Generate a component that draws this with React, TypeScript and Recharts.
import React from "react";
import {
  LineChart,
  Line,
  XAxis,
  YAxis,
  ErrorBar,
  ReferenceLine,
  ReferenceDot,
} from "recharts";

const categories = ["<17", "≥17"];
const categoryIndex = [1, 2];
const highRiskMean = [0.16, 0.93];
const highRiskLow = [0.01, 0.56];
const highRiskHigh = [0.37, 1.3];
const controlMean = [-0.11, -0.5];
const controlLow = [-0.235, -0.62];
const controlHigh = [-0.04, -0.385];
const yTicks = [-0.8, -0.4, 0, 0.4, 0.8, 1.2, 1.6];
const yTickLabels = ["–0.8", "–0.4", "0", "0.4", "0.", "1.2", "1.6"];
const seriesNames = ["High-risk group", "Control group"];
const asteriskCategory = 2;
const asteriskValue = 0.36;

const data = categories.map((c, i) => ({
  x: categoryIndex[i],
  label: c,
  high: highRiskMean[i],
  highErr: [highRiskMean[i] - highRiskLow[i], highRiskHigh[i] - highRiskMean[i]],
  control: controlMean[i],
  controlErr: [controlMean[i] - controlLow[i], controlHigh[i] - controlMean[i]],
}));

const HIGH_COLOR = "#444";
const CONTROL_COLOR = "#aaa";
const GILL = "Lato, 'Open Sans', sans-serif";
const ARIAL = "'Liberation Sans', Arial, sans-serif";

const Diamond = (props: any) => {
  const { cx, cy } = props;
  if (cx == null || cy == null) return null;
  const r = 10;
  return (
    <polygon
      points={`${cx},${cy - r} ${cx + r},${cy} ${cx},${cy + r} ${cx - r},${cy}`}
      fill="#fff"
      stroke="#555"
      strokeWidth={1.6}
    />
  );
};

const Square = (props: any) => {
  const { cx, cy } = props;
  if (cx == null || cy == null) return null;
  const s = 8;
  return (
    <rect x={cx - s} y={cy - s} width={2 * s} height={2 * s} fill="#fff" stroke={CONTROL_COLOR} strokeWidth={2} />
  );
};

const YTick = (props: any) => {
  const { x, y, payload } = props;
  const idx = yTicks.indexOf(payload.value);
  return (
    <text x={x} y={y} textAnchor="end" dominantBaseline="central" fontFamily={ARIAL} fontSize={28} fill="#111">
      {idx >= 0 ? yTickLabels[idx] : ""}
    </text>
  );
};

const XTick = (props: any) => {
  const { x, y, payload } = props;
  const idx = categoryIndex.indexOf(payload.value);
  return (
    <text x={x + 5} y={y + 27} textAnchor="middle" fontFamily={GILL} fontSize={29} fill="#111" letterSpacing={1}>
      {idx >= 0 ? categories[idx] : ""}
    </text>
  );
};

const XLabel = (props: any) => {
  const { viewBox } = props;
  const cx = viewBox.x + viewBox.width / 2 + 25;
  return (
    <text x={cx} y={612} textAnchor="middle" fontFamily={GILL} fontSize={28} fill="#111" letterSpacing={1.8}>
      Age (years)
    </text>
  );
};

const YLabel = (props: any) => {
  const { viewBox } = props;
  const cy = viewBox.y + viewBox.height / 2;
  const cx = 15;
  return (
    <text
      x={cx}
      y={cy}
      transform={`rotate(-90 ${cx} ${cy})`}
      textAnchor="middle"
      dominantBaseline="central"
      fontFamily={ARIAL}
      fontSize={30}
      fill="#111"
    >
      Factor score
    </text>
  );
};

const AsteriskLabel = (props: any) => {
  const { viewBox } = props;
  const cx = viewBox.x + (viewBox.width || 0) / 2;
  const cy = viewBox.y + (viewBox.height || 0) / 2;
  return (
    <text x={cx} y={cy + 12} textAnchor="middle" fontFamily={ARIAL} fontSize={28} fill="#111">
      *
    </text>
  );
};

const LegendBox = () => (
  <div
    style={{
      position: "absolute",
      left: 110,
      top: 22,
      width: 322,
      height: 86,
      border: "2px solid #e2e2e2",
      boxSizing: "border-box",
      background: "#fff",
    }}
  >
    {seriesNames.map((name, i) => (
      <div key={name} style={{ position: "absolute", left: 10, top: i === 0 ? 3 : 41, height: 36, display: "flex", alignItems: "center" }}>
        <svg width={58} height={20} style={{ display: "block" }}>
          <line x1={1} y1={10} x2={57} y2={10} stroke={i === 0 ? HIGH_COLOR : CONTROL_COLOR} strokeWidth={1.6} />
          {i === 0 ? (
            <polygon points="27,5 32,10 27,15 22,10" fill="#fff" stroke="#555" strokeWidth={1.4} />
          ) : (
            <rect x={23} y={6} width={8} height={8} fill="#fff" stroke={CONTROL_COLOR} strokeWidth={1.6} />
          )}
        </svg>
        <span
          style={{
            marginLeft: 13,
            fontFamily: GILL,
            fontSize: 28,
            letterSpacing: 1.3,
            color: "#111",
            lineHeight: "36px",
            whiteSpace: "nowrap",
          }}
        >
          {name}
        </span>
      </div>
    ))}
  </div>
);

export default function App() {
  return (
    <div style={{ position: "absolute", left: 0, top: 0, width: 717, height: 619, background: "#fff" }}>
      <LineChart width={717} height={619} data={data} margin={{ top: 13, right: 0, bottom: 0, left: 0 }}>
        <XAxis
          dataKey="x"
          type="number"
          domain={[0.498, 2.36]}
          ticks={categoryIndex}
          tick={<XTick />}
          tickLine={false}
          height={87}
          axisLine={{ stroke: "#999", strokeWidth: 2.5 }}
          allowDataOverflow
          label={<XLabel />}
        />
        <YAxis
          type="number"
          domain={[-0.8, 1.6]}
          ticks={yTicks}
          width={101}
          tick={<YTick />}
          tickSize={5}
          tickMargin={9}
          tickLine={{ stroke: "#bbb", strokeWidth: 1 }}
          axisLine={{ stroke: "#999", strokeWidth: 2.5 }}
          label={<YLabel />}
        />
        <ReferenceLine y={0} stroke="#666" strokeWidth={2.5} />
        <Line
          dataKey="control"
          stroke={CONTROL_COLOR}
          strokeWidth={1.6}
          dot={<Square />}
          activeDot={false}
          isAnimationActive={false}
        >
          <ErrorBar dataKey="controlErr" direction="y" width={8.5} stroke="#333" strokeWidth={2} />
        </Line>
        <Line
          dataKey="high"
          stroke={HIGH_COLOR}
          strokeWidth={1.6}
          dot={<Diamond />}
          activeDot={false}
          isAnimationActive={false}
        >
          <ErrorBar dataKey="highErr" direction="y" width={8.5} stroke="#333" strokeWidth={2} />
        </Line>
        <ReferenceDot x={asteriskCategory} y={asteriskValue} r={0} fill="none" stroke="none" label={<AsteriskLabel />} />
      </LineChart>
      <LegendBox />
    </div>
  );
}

Goal =>
Copy all of the material word for word.

Finished exercise =>
Generate a component that draws this with React, TypeScript and Recharts.
import React from "react";
import {
  LineChart,
  Line,
  XAxis,
  YAxis,
  ErrorBar,
  ReferenceLine,
  ReferenceDot,
} from "recharts";

const categories = ["<17", "≥17"];
const categoryIndex = [1, 2];
const highRiskMean = [0.16, 0.93];
const highRiskLow = [0.01, 0.56];
const highRiskHigh = [0.37, 1.3];
const controlMean = [-0.11, -0.5];
const controlLow = [-0.235, -0.62];
const controlHigh = [-0.04, -0.385];
const yTicks = [-0.8, -0.4, 0, 0.4, 0.8, 1.2, 1.6];
const yTickLabels = ["–0.8", "–0.4", "0", "0.4", "0.", "1.2", "1.6"];
const seriesNames = ["High-risk group", "Control group"];
const asteriskCategory = 2;
const asteriskValue = 0.36;

const data = categories.map((c, i) => ({
  x: categoryIndex[i],
  label: c,
  high: highRiskMean[i],
  highErr: [highRiskMean[i] - highRiskLow[i], highRiskHigh[i] - highRiskMean[i]],
  control: controlMean[i],
  controlErr: [controlMean[i] - controlLow[i], controlHigh[i] - controlMean[i]],
}));

const HIGH_COLOR = "#444";
const CONTROL_COLOR = "#aaa";
const GILL = "Lato, 'Open Sans', sans-serif";
const ARIAL = "'Liberation Sans', Arial, sans-serif";

const Diamond = (props: any) => {
  const { cx, cy } = props;
  if (cx == null || cy == null) return null;
  const r = 10;
  return (
    <polygon
      points={`${cx},${cy - r} ${cx + r},${cy} ${cx},${cy + r} ${cx - r},${cy}`}
      fill="#fff"
      stroke="#555"
      strokeWidth={1.6}
    />
  );
};

const Square = (props: any) => {
  const { cx, cy } = props;
  if (cx == null || cy == null) return null;
  const s = 8;
  return (
    <rect x={cx - s} y={cy - s} width={2 * s} height={2 * s} fill="#fff" stroke={CONTROL_COLOR} strokeWidth={2} />
  );
};

const YTick = (props: any) => {
  const { x, y, payload } = props;
  const idx = yTicks.indexOf(payload.value);
  return (
    <text x={x} y={y} textAnchor="end" dominantBaseline="central" fontFamily={ARIAL} fontSize={28} fill="#111">
      {idx >= 0 ? yTickLabels[idx] : ""}
    </text>
  );
};

const XTick = (props: any) => {
  const { x, y, payload } = props;
  const idx = categoryIndex.indexOf(payload.value);
  return (
    <text x={x + 5} y={y + 27} textAnchor="middle" fontFamily={GILL} fontSize={29} fill="#111" letterSpacing={1}>
      {idx >= 0 ? categories[idx] : ""}
    </text>
  );
};

const XLabel = (props: any) => {
  const { viewBox } = props;
  const cx = viewBox.x + viewBox.width / 2 + 25;
  return (
    <text x={cx} y={612} textAnchor="middle" fontFamily={GILL} fontSize={28} fill="#111" letterSpacing={1.8}>
      Age (years)
    </text>
  );
};

const YLabel = (props: any) => {
  const { viewBox } = props;
  const cy = viewBox.y + viewBox.height / 2;
  const cx = 15;
  return (
    <text
      x={cx}
      y={cy}
      transform={`rotate(-90 ${cx} ${cy})`}
      textAnchor="middle"
      dominantBaseline="central"
      fontFamily={ARIAL}
      fontSize={30}
      fill="#111"
    >
      Factor score
    </text>
  );
};

const AsteriskLabel = (props: any) => {
  const { viewBox } = props;
  const cx = viewBox.x + (viewBox.width || 0) / 2;
  const cy = viewBox.y + (viewBox.height || 0) / 2;
  return (
    <text x={cx} y={cy + 12} textAnchor="middle" fontFamily={ARIAL} fontSize={28} fill="#111">
      *
    </text>
  );
};

const LegendBox = () => (
  <div
    style={{
      position: "absolute",
      left: 110,
      top: 22,
      width: 322,
      height: 86,
      border: "2px solid #e2e2e2",
      boxSizing: "border-box",
      background: "#fff",
    }}
  >
    {seriesNames.map((name, i) => (
      <div key={name} style={{ position: "absolute", left: 10, top: i === 0 ? 3 : 41, height: 36, display: "flex", alignItems: "center" }}>
        <svg width={58} height={20} style={{ display: "block" }}>
          <line x1={1} y1={10} x2={57} y2={10} stroke={i === 0 ? HIGH_COLOR : CONTROL_COLOR} strokeWidth={1.6} />
          {i === 0 ? (
            <polygon points="27,5 32,10 27,15 22,10" fill="#fff" stroke="#555" strokeWidth={1.4} />
          ) : (
            <rect x={23} y={6} width={8} height={8} fill="#fff" stroke={CONTROL_COLOR} strokeWidth={1.6} />
          )}
        </svg>
        <span
          style={{
            marginLeft: 13,
            fontFamily: GILL,
            fontSize: 28,
            letterSpacing: 1.3,
            color: "#111",
            lineHeight: "36px",
            whiteSpace: "nowrap",
          }}
        >
          {name}
        </span>
      </div>
    ))}
  </div>
);

export default function App() {
  return (
    <div style={{ position: "absolute", left: 0, top: 0, width: 717, height: 619, background: "#fff" }}>
      <LineChart width={717} height={619} data={data} margin={{ top: 13, right: 0, bottom: 0, left: 0 }}>
        <XAxis
          dataKey="x"
          type="number"
          domain={[0.498, 2.36]}
          ticks={categoryIndex}
          tick={<XTick />}
          tickLine={false}
          height={87}
          axisLine={{ stroke: "#999", strokeWidth: 2.5 }}
          allowDataOverflow
          label={<XLabel />}
        />
        <YAxis
          type="number"
          domain={[-0.8, 1.6]}
          ticks={yTicks}
          width={101}
          tick={<YTick />}
          tickSize={5}
          tickMargin={9}
          tickLine={{ stroke: "#bbb", strokeWidth: 1 }}
          axisLine={{ stroke: "#999", strokeWidth: 2.5 }}
          label={<YLabel />}
        />
        <ReferenceLine y={0} stroke="#666" strokeWidth={2.5} />
        <Line
          dataKey="control"
          stroke={CONTROL_COLOR}
          strokeWidth={1.6}
          dot={<Square />}
          activeDot={false}
          isAnimationActive={false}
        >
          <ErrorBar dataKey="controlErr" direction="y" width={8.5} stroke="#333" strokeWidth={2} />
        </Line>
        <Line
          dataKey="high"
          stroke={HIGH_COLOR}
          strokeWidth={1.6}
          dot={<Diamond />}
          activeDot={false}
          isAnimationActive={false}
        >
          <ErrorBar dataKey="highErr" direction="y" width={8.5} stroke="#333" strokeWidth={2} />
        </Line>
        <ReferenceDot x={asteriskCategory} y={asteriskValue} r={0} fill="none" stroke="none" label={<AsteriskLabel />} />
      </LineChart>
      <LegendBox />
    </div>
  );
}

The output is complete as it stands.